The studio’s best tricks are the ones you can steal immediately
James showed what to do when the armor has broad, flat panels that feel empty without a plan. He used Word Bearers transfer sheets across the Fellblade’s large surfaces, which is exactly the kind of bold marking choice that keeps a huge tank from looking plain. On a super-heavy, transfers are not decoration after the fact, they are structural design elements. Place them early in the scheme, and let them dictate where grime, chips, and panel fade should sit.
Les’s Thousand Sons Fellblade is a great centrepiece. A tank that large needs one dominant read from arm’s length, whether that is deep red, blue, yellow, or desert-faded bone. The temptation is to overwork every inch, but the best centerpiece tanks stay legible because the main color blocks stay clean enough to hold the eye.
Phil’s Imperial Fists tank is the best reminder not to overdo the damage. He kept the weathering subtle so the yellow stayed visually clear, and that restraint is worth copying. On a bright scheme, too much grime turns the tank into mud with guns. Keep the chips smaller, let the panel color do the work, and use dust and wear as accents instead of the whole story.
A practical Tallarn-inspired workflow for a super-heavy looks like this:
- Build the main color blocks first, and make sure the hull reads cleanly from distance.
- Use transfers or campaign markings on the largest flat panels before weathering.
- Apply oil paints or streaking effects to tie the upper hull into the lower grime.
- Finish with dust tones, especially along the tracks, lower glacis, and panel edges.
- Keep bright Legion colors, such as yellow, from disappearing under too much damage.
The plastic range now backs up the painting brief
The Fellblade is the latest plastic kit to arrive in the Age of Darkness system, and in January 2026 the Glaive appeared in plastic for the first time, with a volkite carronade and the familiar Fellblade chassis.

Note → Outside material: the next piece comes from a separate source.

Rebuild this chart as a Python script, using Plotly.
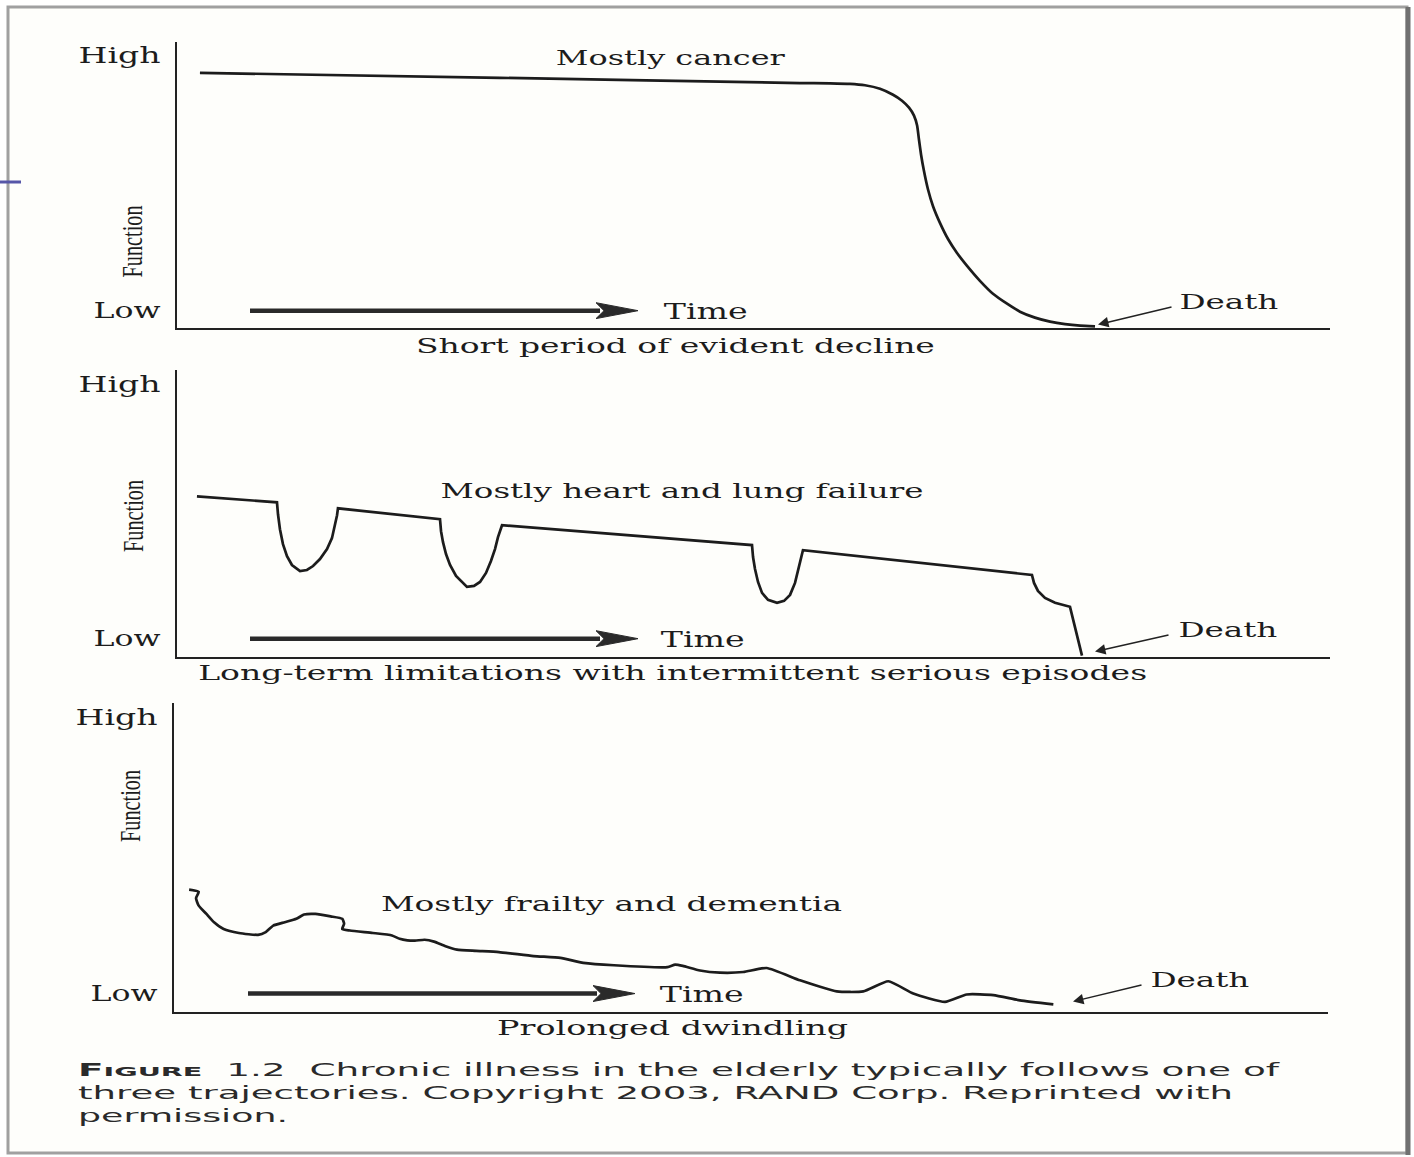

For builders, that chassis-based approach matters because it gives you hull and sponson variation without changing the basic visual mass of the vehicle. For painters, it means your scheme needs to be portable across similar silhouettes. If you can make a Fellblade read as a Salamanders war machine, a metallic Ultramarines brute, or a dust-caked Imperial Fists command tank, the same method will carry across the rest of the super-heavy line.